Mendadak tangan dan kaki Ardha bergerak sendiri, menari-nari mengikuti tabuhan
tifa. Adi pun tak bisa mengendalikan tabuhannya.
Tiba-tiba
kabut putih menyelimuti dan kedua anak itu mendapati diri mereka berada di
antara belukar hutan Papua tahun 1800-an. Mereka mengikuti sebuah tim ekspedisi
Belanda. Situasi menjadi gawat ketika salah satu anggota ekspedisi ketahuan
mencuri sebuah tifa keramat.
Ardha dan
Adhi berusaha menyelidiki tida tua dan ekspedisi itu. Mereka menyadari satu
hal, apa yang mereka lihat terjadi di hutan Papua akan terjadi juga di dunia
masa kini mereka. Ketika tifa tua menunjukkan kebakaran dan perang, apa yang
akan terjadi di dunia mereka?
My Review
Ini adalah
satu-satunya cerita di dalam Weird and Wicked Series yang merupakan cerita lama
dan direvisi ulang oleh penulisnya. Sebelumnya, cerita ini berjudul Genderang
Perang dari Wamena dan diterbitkan pada tahun 1974. Wow, lama juga, ya? Sekitar
20 tahunan sebelum saya lahir.
Sama
seperti Rahasia Lukisan, tokoh anak-anak di cerita ini juga seolah dibawa ke
tempat lain melalui tifa itu. Meskipun ceritanya agak mirip dengan tema
penjelajah waktu, saat tifa membawa mereka ke Papua, mereka hanya melihat saja,
tidak melakukan apa-apa, jadi tidak mengubah sejarah atau masa lalu.
Adi dan
Ardha yakin, tifa tersebut sengaja memperlihatkan masa lalu kepada mereka agar
mereka bisa menceritakan ulang apa yang mereka lihat kepada pihak yang
berkepentingan. Diceritakan tim ekspedisi Wesseling (ekspedisi yang dilihat
oleh Adi dan Ardha) semuanya hilang tak berbekas dan hanya meninggalkan ransel
dan barang-barang mereka. Ada dokumen yang berisi catatan harian ekspedisi,
tetapi ada hari-hari yang hilang dan tidak tercatat dalam dokumen tersebut.
Di cerita
ini, Ardha digambarkan sebagai anak Indonesia yang sejak kecil tinggal di
Belanda dan baru pulang lagi ke Indonesia. Ardha bahkan awalnya tidak bisa
Bahasa Indonesia dan saat di Indonesia, dia memakai Bahasa Indonesia yang baku
sehingga kadang bikin tertawa atau malah bikin sebal Adi.
Adi menganggap gaya
bicara Ardha terlalu dibuat-buat dan sulit dimengerti. Pertengkaran Adi dan
Ardha tentang gaya bahasa menjadi salah satu bagian yang lucu di cerita ini dan
bikin saya tertawa-tawa sendiri. Ini contohnya.

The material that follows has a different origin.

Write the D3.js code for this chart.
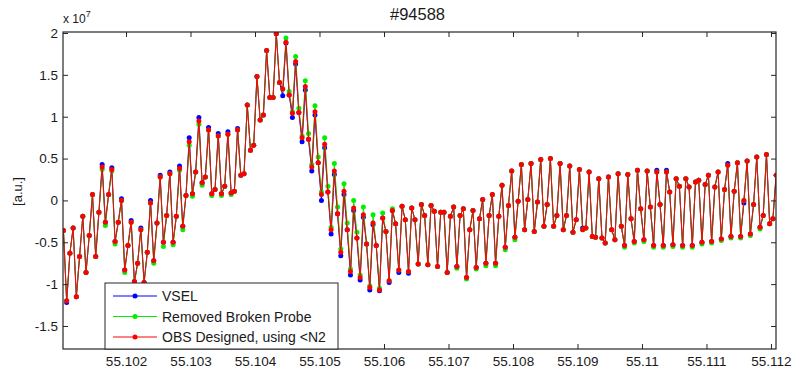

Ardha melihat langit. Langit gelap. Angin bertiup kencang. Dingin. Dan, titik-titik air mulai terasa di permukaan kulit. ‘Kurasa… agaknya cuaca tidak mendukung, Adi,’ kata Ardha.‘Cuaca tidak mendukung?’ Adi menggelengkan kepala. Anak SD mana coba yang bilang mendung itu cuaca tidak mendukung.
Kalau
melihat dari sisi penulisnya, Eyang Djokolelono adalah penulis senior yang
sudah tidak diragukan lagi kepiawaiannya dalam menulis cerita. Jadi, bisa
ditebak kalau saya akan mengatakan cerita Tifa Tua adalah cerita yang bagus
sekali, ada lucunya juga, ada bagian menegangkannya juga, dan ada sedikit ilmu
sejarah yang menambah wawasan pembaca.
Saya suka
bagian profil penulis yang menceritakan dari mana Eyang Djoko mendapat ilham
menulis cerita tentang tifa dari Papua.
“Dengan
‘Tifa Tua’, Eyang Djoko ingin mengajak kamu jalan-jalan ke Papua. Ceritanya
berdasarkan kepercayaan bahwa beberapa benda tradisional mempunyai pengaruh
gaib kepada orang-orang di sekelilingnya. Misalnya, gamelan-gamelan pusaka dari
keratin-keraton di Yogya dan Solo yang dipercaya keramat. Tetapi itu semua
hanya kepercayaan. Kita harus percaya bahwa hanya ada satu kekuatan yang
sanggup menciptakan keajaiban, yaitu kekuatan Allah SWT.”
Di dalam
cerita ini juga digambarkan Adi mengucapkan doa takut sebelum ia menabuh tifa.
Seolah penulis ingin menunjukkan kalau ini hanya cerita, sebuah khayalan, bukan
sesuatu yang benar-benar terjadi. Dan kalaupun kamu merasa takut, berdoalah
meminta perlindungan kepada Allah SWT.